I think a lot of commenters here are missing the point.
Looking at performance numbers is important regardless if it's python, assembly or HDL. If you don't understand why your code is slow you can always look at how many cycles things take and learn to understand how code works at a deeper level, as you mature as a programmer things will become obvious, but going through the learning process and having references like these will help you to get there sooner, seeing the performance numbers and asking why some things take much longer—or sometimes why they take the exact same time—is the perfect opportunity to learn.

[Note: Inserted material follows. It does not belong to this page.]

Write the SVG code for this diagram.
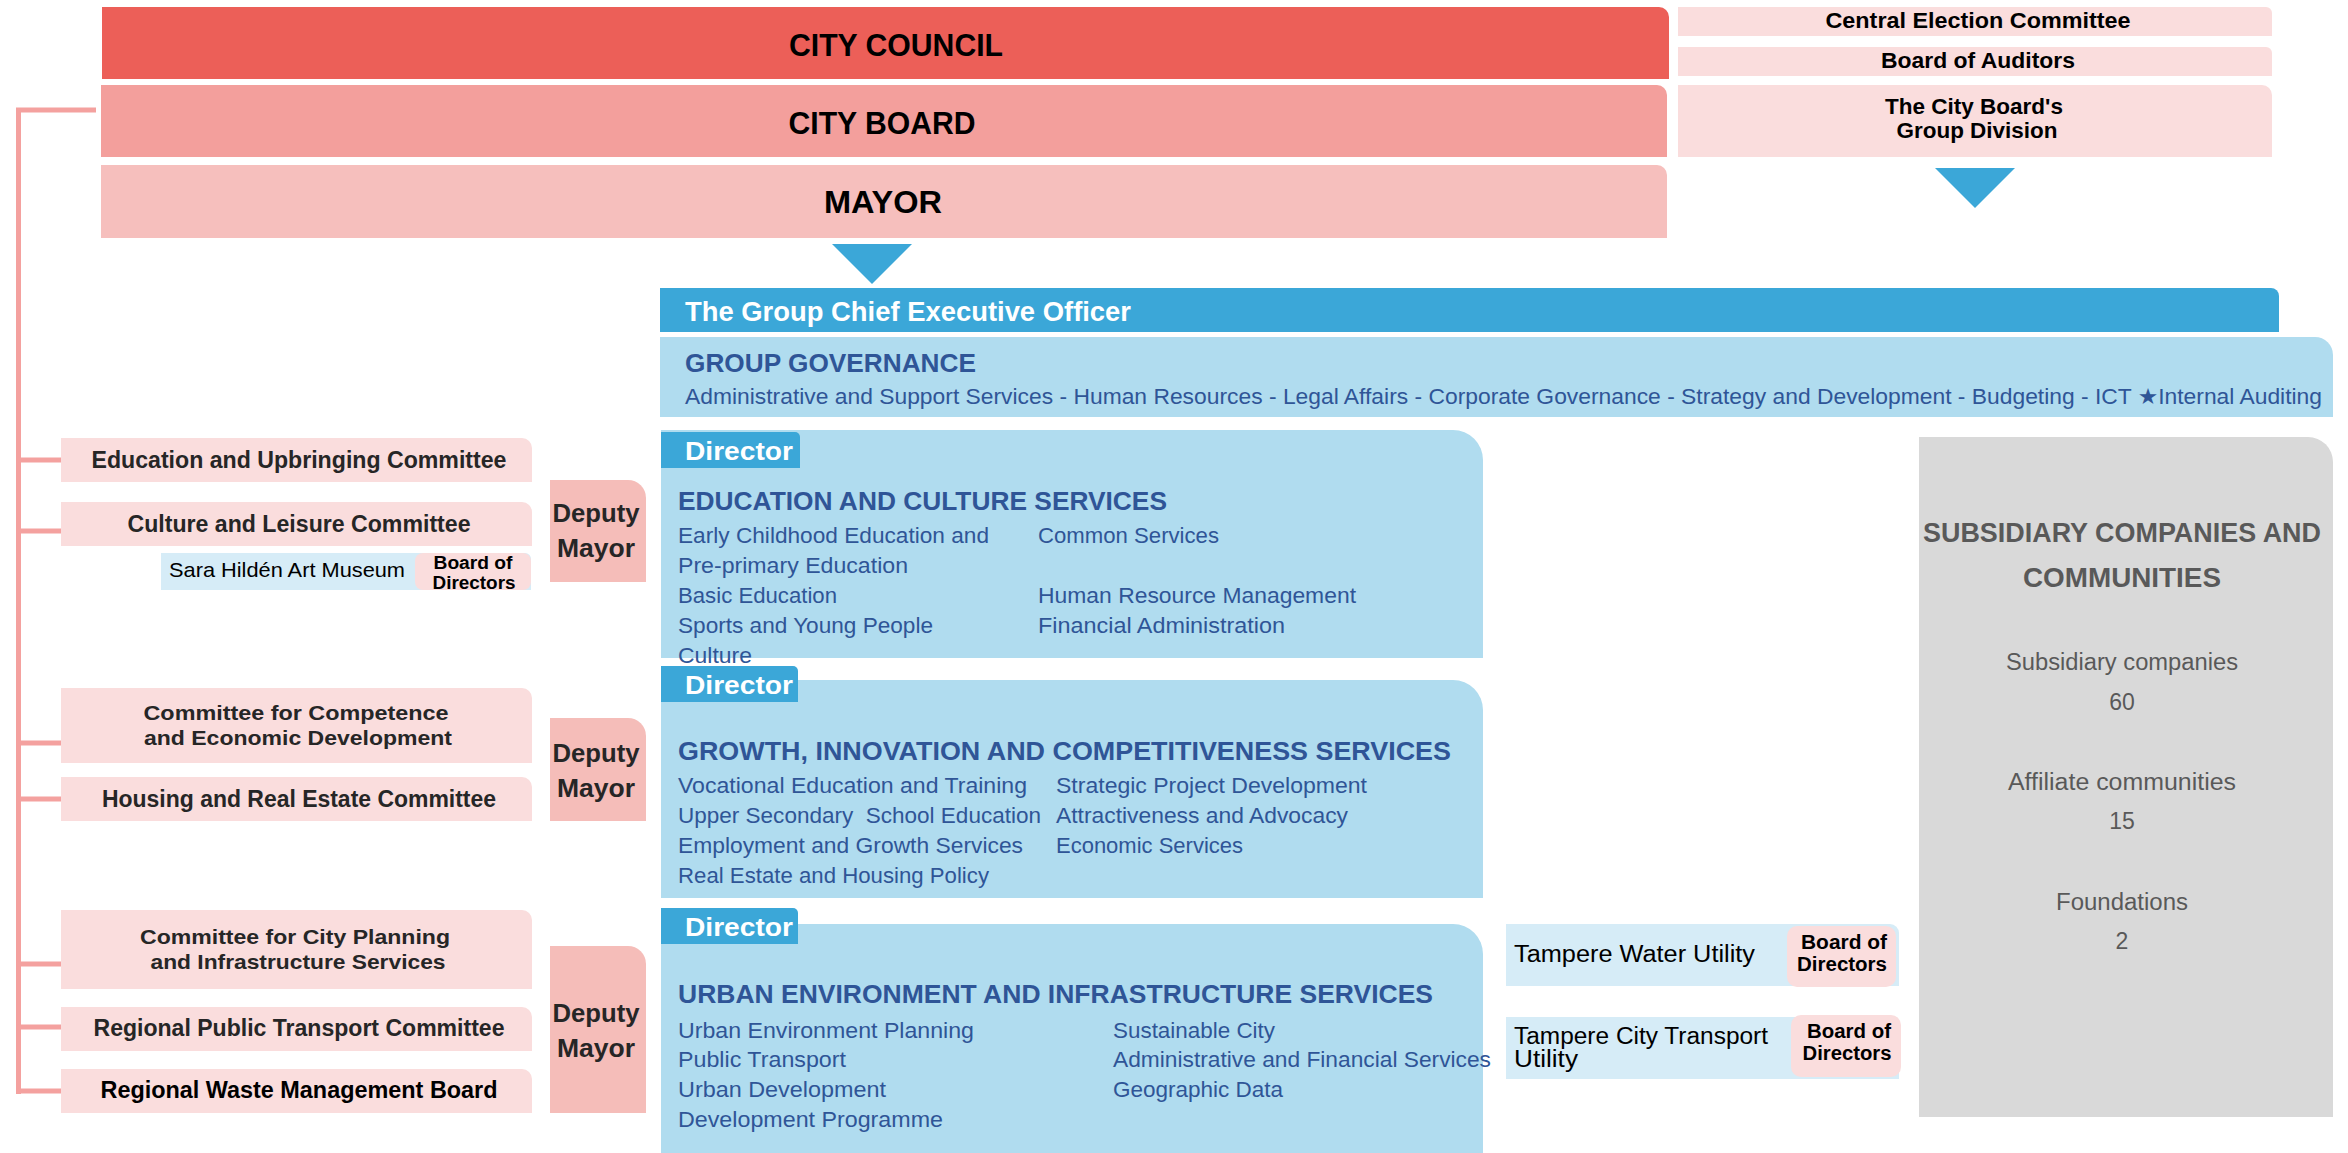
<svg xmlns="http://www.w3.org/2000/svg" width="2348" height="1153" viewBox="0 0 2348 1153">
<style>
text{font-family:"Liberation Sans","DejaVu Sans",Arial,sans-serif}
.b{font-weight:bold}
.c{text-anchor:middle}
.dk{fill:#262626}
.bk{fill:#000}
.w{fill:#fff}
.nv{fill:#2f5597}
.gr{fill:#595959}
.pale{fill:#fadddd}
.dep{fill:#f5bdb9}
.blue{fill:#3ba7d8}
.lblue{fill:#b0dcef}
.ublue{fill:#d6ecf7}
.conn{fill:none;stroke:#f4a19f;stroke-width:5}
</style>
<defs>
<path id="tri" d="M-40 0 H40 L0 40 Z"/>
</defs>

<g id="city-council"><path d="M102 7 H1659 A10 10 0 0 1 1669 17 V79 H102 Z" fill="#ec5f58"/><text class="b bk" x="896" y="56" font-size="31" text-anchor="middle" textLength="214" lengthAdjust="spacingAndGlyphs">CITY COUNCIL</text></g>
<g id="city-board"><path d="M101 85 H1657 A10 10 0 0 1 1667 95 V157 H101 Z" fill="#f39f9c"/><text class="b bk" x="882" y="134" font-size="31" text-anchor="middle" textLength="187" lengthAdjust="spacingAndGlyphs">CITY BOARD</text></g>
<g id="mayor"><path d="M101 165 H1657 A10 10 0 0 1 1667 175 V238 H101 Z" fill="#f6bfbd"/><text class="b bk" x="883" y="213" font-size="31" text-anchor="middle" textLength="118" lengthAdjust="spacingAndGlyphs">MAYOR</text></g>

<g id="central-election"><path class="pale" d="M1678 7 H2266 A6 6 0 0 1 2272 13 V36 H1678 Z"/><text class="b bk c" x="1978" y="28" font-size="22" textLength="305" lengthAdjust="spacingAndGlyphs">Central Election Committee</text></g>
<g id="board-auditors"><path class="pale" d="M1678 47 H2266 A6 6 0 0 1 2272 53 V76 H1678 Z"/><text class="b bk c" x="1978" y="68" font-size="22" textLength="194" lengthAdjust="spacingAndGlyphs">Board of Auditors</text></g>
<g id="group-division"><path class="pale" d="M1678 85 H2262 A10 10 0 0 1 2272 95 V157 H1678 Z"/><text class="b bk c" x="1974" y="114" font-size="22" textLength="178" lengthAdjust="spacingAndGlyphs">The City Board's</text><text class="b bk c" x="1977" y="138" font-size="22" textLength="161" lengthAdjust="spacingAndGlyphs">Group Division</text></g>

<g id="arrows"><use href="#tri" x="872" y="244" class="blue"/><use href="#tri" x="1975" y="168" class="blue"/></g>

<g id="ceo"><path class="blue" d="M660 288 H2271 A8 8 0 0 1 2279 296 V332 H660 Z"/><text class="b w" x="685" y="321" font-size="27" textLength="446" lengthAdjust="spacingAndGlyphs">The Group Chief Executive Officer</text></g>
<g id="group-governance"><path class="lblue" d="M660 337 H2315 A18 18 0 0 1 2333 355 V417 H660 Z"/><text class="b nv" x="685" y="372" font-size="25" textLength="291" lengthAdjust="spacingAndGlyphs">GROUP GOVERNANCE</text><text class="nv" x="685" y="404" font-size="22" textLength="1637" lengthAdjust="spacingAndGlyphs">Administrative and Support Services - Human Resources - Legal Affairs - Corporate Governance - Strategy and Development - Budgeting - ICT ★Internal Auditing</text></g>

<g id="connectors">
<path class="conn" d="M96 110 H18.5 V1094"/>
<path class="conn" d="M18.5 460 H61 M18.5 531 H61 M18.5 743 H61 M18.5 799 H61 M18.5 964 H61 M18.5 1027 H61 M18.5 1091 H61"/>
</g>

<g id="edu-committee"><path class="pale" d="M61 438 H522 A10 10 0 0 1 532 448 V482 H61 Z"/><text class="b dk c" x="299" y="468" font-size="23" textLength="415" lengthAdjust="spacingAndGlyphs">Education and Upbringing Committee</text></g>
<g id="culture-committee"><path class="pale" d="M61 502 H522 A10 10 0 0 1 532 512 V546 H61 Z"/><text class="b dk c" x="299" y="532" font-size="23" textLength="343" lengthAdjust="spacingAndGlyphs">Culture and Leisure Committee</text></g>
<g id="sara-hilden"><path class="ublue" d="M161 553 H525 A6 6 0 0 1 531 559 V590 H161 Z"/><rect class="pale" x="415" y="553" width="116" height="37" rx="8"/><text class="bk" x="169" y="577" font-size="21" textLength="236" lengthAdjust="spacingAndGlyphs">Sara Hildén Art Museum</text><text class="b bk c" x="473" y="569" font-size="18" textLength="79" lengthAdjust="spacingAndGlyphs">Board of</text><text class="b bk c" x="474" y="589" font-size="18" textLength="83" lengthAdjust="spacingAndGlyphs">Directors</text></g>
<g id="deputy-1"><path class="dep" d="M550 480 H628 A18 18 0 0 1 646 498 V582 H550 Z"/><text class="b dk c" x="596" y="522" font-size="25" textLength="87" lengthAdjust="spacingAndGlyphs">Deputy</text><text class="b dk c" x="596" y="557" font-size="25" textLength="78" lengthAdjust="spacingAndGlyphs">Mayor</text></g>

<g id="competence-committee"><path class="pale" d="M61 688 H522 A10 10 0 0 1 532 698 V763 H61 Z"/><text class="b dk c" x="296" y="720" font-size="21" textLength="305" lengthAdjust="spacingAndGlyphs">Committee for Competence</text><text class="b dk c" x="298" y="745" font-size="21" textLength="308" lengthAdjust="spacingAndGlyphs">and Economic Development</text></g>
<g id="housing-committee"><path class="pale" d="M61 777 H522 A10 10 0 0 1 532 787 V821 H61 Z"/><text class="b dk c" x="299" y="807" font-size="23" textLength="394" lengthAdjust="spacingAndGlyphs">Housing and Real Estate Committee</text></g>
<g id="deputy-2"><path class="dep" d="M550 718 H628 A18 18 0 0 1 646 736 V821 H550 Z"/><text class="b dk c" x="596" y="762" font-size="25" textLength="87" lengthAdjust="spacingAndGlyphs">Deputy</text><text class="b dk c" x="596" y="797" font-size="25" textLength="78" lengthAdjust="spacingAndGlyphs">Mayor</text></g>

<g id="planning-committee"><path class="pale" d="M61 910 H522 A10 10 0 0 1 532 920 V989 H61 Z"/><text class="b dk c" x="295" y="944" font-size="21" textLength="310" lengthAdjust="spacingAndGlyphs">Committee for City Planning</text><text class="b dk c" x="298" y="969" font-size="21" textLength="295" lengthAdjust="spacingAndGlyphs">and Infrastructure Services</text></g>
<g id="transport-committee"><path class="pale" d="M61 1007 H522 A10 10 0 0 1 532 1017 V1051 H61 Z"/><text class="b dk c" x="299" y="1036" font-size="23" textLength="411" lengthAdjust="spacingAndGlyphs">Regional Public Transport Committee</text></g>
<g id="waste-board"><path class="pale" d="M61 1069 H522 A10 10 0 0 1 532 1079 V1113 H61 Z"/><text class="b bk c" x="299" y="1098" font-size="23" textLength="397" lengthAdjust="spacingAndGlyphs">Regional Waste Management Board</text></g>
<g id="deputy-3"><path class="dep" d="M550 946 H628 A18 18 0 0 1 646 964 V1113 H550 Z"/><text class="b dk c" x="596" y="1022" font-size="25" textLength="87" lengthAdjust="spacingAndGlyphs">Deputy</text><text class="b dk c" x="596" y="1057" font-size="25" textLength="78" lengthAdjust="spacingAndGlyphs">Mayor</text></g>

<g id="edu-culture-services"><path class="lblue" d="M661 430 H1453 A30 30 0 0 1 1483 460 V658 H661 Z"/>
<path class="blue" d="M661 432 H795 A5 5 0 0 1 800 437 V468 H661 Z"/><text class="b w" x="685" y="460" font-size="26" textLength="108" lengthAdjust="spacingAndGlyphs">Director</text>
<text class="b nv" x="678" y="510" font-size="26" textLength="489" lengthAdjust="spacingAndGlyphs">EDUCATION AND CULTURE SERVICES</text>
<text class="nv" x="678" y="543" font-size="22" textLength="311" lengthAdjust="spacingAndGlyphs">Early Childhood Education and</text>
<text class="nv" x="678" y="573" font-size="22" textLength="230" lengthAdjust="spacingAndGlyphs">Pre-primary Education</text>
<text class="nv" x="678" y="603" font-size="22" textLength="159" lengthAdjust="spacingAndGlyphs">Basic Education</text>
<text class="nv" x="678" y="633" font-size="22" textLength="255" lengthAdjust="spacingAndGlyphs">Sports and Young People</text>
<text class="nv" x="678" y="663" font-size="22" textLength="74" lengthAdjust="spacingAndGlyphs">Culture</text>
<text class="nv" x="1038" y="543" font-size="22" textLength="181" lengthAdjust="spacingAndGlyphs">Common Services</text>
<text class="nv" x="1038" y="603" font-size="22" textLength="318" lengthAdjust="spacingAndGlyphs">Human Resource Management</text>
<text class="nv" x="1038" y="633" font-size="22" textLength="247" lengthAdjust="spacingAndGlyphs">Financial Administration</text>
</g>

<g id="growth-services"><path class="lblue" d="M661 680 H1453 A30 30 0 0 1 1483 710 V898 H661 Z"/>
<path class="blue" d="M661 666 H793 A5 5 0 0 1 798 671 V702 H661 Z"/><text class="b w" x="685" y="694" font-size="26" textLength="108" lengthAdjust="spacingAndGlyphs">Director</text>
<text class="b nv" x="678" y="760" font-size="26" textLength="773" lengthAdjust="spacingAndGlyphs">GROWTH, INNOVATION AND COMPETITIVENESS SERVICES</text>
<text class="nv" x="678" y="793" font-size="22" textLength="349" lengthAdjust="spacingAndGlyphs">Vocational Education and Training</text>
<text class="nv" x="678" y="823" font-size="22" textLength="363" lengthAdjust="spacingAndGlyphs" xml:space="preserve">Upper Secondary  School Education</text>
<text class="nv" x="678" y="853" font-size="22" textLength="345" lengthAdjust="spacingAndGlyphs">Employment and Growth Services</text>
<text class="nv" x="678" y="883" font-size="22" textLength="311" lengthAdjust="spacingAndGlyphs">Real Estate and Housing Policy</text>
<text class="nv" x="1056" y="793" font-size="22" textLength="311" lengthAdjust="spacingAndGlyphs">Strategic Project Development</text>
<text class="nv" x="1056" y="823" font-size="22" textLength="292" lengthAdjust="spacingAndGlyphs">Attractiveness and Advocacy</text>
<text class="nv" x="1056" y="853" font-size="22" textLength="187" lengthAdjust="spacingAndGlyphs">Economic Services</text>
</g>

<g id="urban-services"><path class="lblue" d="M661 924 H1453 A30 30 0 0 1 1483 954 V1153 H661 Z"/>
<path class="blue" d="M661 908 H793 A5 5 0 0 1 798 913 V944 H661 Z"/><text class="b w" x="685" y="936" font-size="26" textLength="108" lengthAdjust="spacingAndGlyphs">Director</text>
<text class="b nv" x="678" y="1003" font-size="26" textLength="755" lengthAdjust="spacingAndGlyphs">URBAN ENVIRONMENT AND INFRASTRUCTURE SERVICES</text>
<text class="nv" x="678" y="1038" font-size="22" textLength="296" lengthAdjust="spacingAndGlyphs">Urban Environment Planning</text>
<text class="nv" x="678" y="1067" font-size="22" textLength="168" lengthAdjust="spacingAndGlyphs">Public Transport</text>
<text class="nv" x="678" y="1097" font-size="22" textLength="208" lengthAdjust="spacingAndGlyphs">Urban Development</text>
<text class="nv" x="678" y="1127" font-size="22" textLength="265" lengthAdjust="spacingAndGlyphs">Development Programme</text>
<text class="nv" x="1113" y="1038" font-size="22" textLength="162" lengthAdjust="spacingAndGlyphs">Sustainable City</text>
<text class="nv" x="1113" y="1067" font-size="22" textLength="378" lengthAdjust="spacingAndGlyphs">Administrative and Financial Services</text>
<text class="nv" x="1113" y="1097" font-size="22" textLength="170" lengthAdjust="spacingAndGlyphs">Geographic Data</text>
</g>

<g id="water-utility"><path class="ublue" d="M1506 924 H1890 A9 9 0 0 1 1899 933 V986 H1506 Z"/><rect class="pale" x="1787" y="926" width="109" height="61" rx="10"/><text class="bk" x="1514" y="962" font-size="23" textLength="241" lengthAdjust="spacingAndGlyphs">Tampere Water Utility</text><text class="b bk c" x="1844" y="949" font-size="20" textLength="86" lengthAdjust="spacingAndGlyphs">Board of</text><text class="b bk c" x="1842" y="971" font-size="20" textLength="90" lengthAdjust="spacingAndGlyphs">Directors</text></g>
<g id="transport-utility"><path class="ublue" d="M1506 1017 H1890 A9 9 0 0 1 1899 1026 V1079 H1506 Z"/><rect class="pale" x="1791" y="1015" width="110" height="62" rx="10"/><text class="bk" x="1514" y="1044" font-size="23" textLength="254" lengthAdjust="spacingAndGlyphs">Tampere City Transport</text><text class="bk" x="1514" y="1067" font-size="23" textLength="64" lengthAdjust="spacingAndGlyphs">Utility</text><text class="b bk c" x="1849" y="1038" font-size="20" textLength="84" lengthAdjust="spacingAndGlyphs">Board of</text><text class="b bk c" x="1847" y="1060" font-size="20" textLength="89" lengthAdjust="spacingAndGlyphs">Directors</text></g>

<g id="subsidiaries"><path d="M1919 437 H2308 A25 25 0 0 1 2333 462 V1117 H1919 Z" fill="#d9d9d9"/>
<text class="b gr c" x="2122" y="542" font-size="27" textLength="398" lengthAdjust="spacingAndGlyphs">SUBSIDIARY COMPANIES AND</text>
<text class="b gr c" x="2122" y="587" font-size="27" textLength="198" lengthAdjust="spacingAndGlyphs">COMMUNITIES</text>
<text class="gr c" x="2122" y="670" font-size="23" textLength="232" lengthAdjust="spacingAndGlyphs">Subsidiary companies</text>
<text class="gr c" x="2122" y="710" font-size="23">60</text>
<text class="gr c" x="2122" y="790" font-size="23" textLength="228" lengthAdjust="spacingAndGlyphs">Affiliate communities</text>
<text class="gr c" x="2122" y="829" font-size="23">15</text>
<text class="gr c" x="2122" y="910" font-size="23" textLength="132" lengthAdjust="spacingAndGlyphs">Foundations</text>
<text class="gr c" x="2122" y="949" font-size="23">2</text>
</g>
</svg>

Early in my python career I had a python script that found duplicate files across my disks, the first iteration of the script was extremely slow, optimizing the script went through several iterations as I learned how to optimize at various levels. None of them required me to use C. I just used caching, learned to enumerate all files on disk fast, and used sets instead of lists. The end result was that doing subsequent runs made my script run in 10 seconds instead of 15 minutes. Maybe implementing in C would make it run in 1 second, but if I had just assumed my script was slow because of python then I would've spent hours doing it in C only to go from 15 minutes to 14 minutes and 51 seconds.
There's an argument to be made that it would be useful to see C numbers next to the python ones, but for the same reason people don't just tell you to just use an FPGA instead of using C, it's also rude to say python is the wrong tool when often it isn't.